Positionner des locomotives de secours le long du parcours semble pertinent pour les experts. « Il a plusieurs solutions pour la SNCF, elle peut mobiliser des locomotives de son activité fret et peut-être qu'il en reste aussi du côté des TER régionaux. Sinon, il existe un marché de la location de locomotives sur le secteur du fret, déjà libéralisé. Il n'existe donc pas de blocages techniques, mais c'est à l'Etat de payer la facture », analyse Arnaud Aymé, expert transport au sein du cabinet Sia Partners.
Autre demande : une réorganisation et un renforcement des équipes d'astreinte de la SNCF. Car le 19 janvier, les agents seraient intervenus plus de trois heures après la panne de la locomotive, selon le collectif des usagers.
Trajet de 2h30 réclamé
Mais voyageurs et élus du territoire le savent. Ce plan d'urgence ne répondra pas à toutes leurs attentes. C'est pour cela qu'ils ne comptent pas relâcher la pression. Dans leur ligne de mire, au-delà d'une meilleure fiabilité, ils souhaitent que le temps de parcours entre Clermont et la capitale soit raccourci.

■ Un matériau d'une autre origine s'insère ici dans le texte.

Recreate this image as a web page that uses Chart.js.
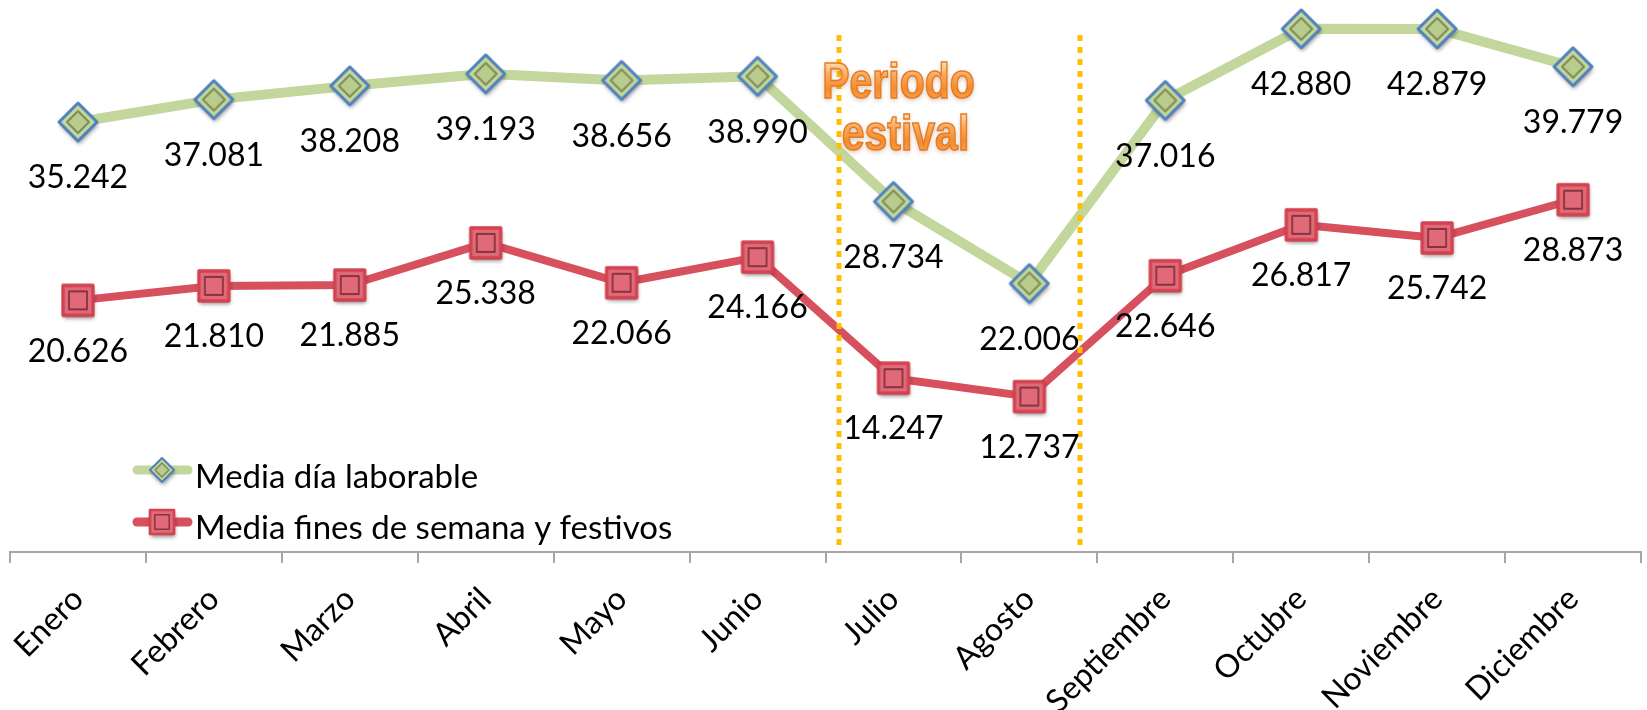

« Nous devons nous rapprocher des 2h30 de trajet (au lieu de 3h30 aujourd'hui, ndlr), ce qui serait décent pour notre territoire. Avec les investissements déjà actés, on ne gagne rien, à peine quelques minutes. Il faut lancer des études dès à présent pour déterminer quels seront les investissements nécessaires à partir de 2027. Nous devons anticiper », exhorte le vice-président chargé des Transports de la Région Auvergne-Rhône-Alpes.
Même son de cloche du côté des voyageurs. « Nous avons lancé une pétition qui a déjà recueilli 12.000 signatures », rapporte Stéphanie Picard. « Derrière cette demande, il y a un enjeu environnemental, mais aussi social et économique. On se bat pour conserver un territoire dynamique ». Contactée, la SNCF n'avait pas répondu à nos sollicitations au moment d'écrire ces lignes.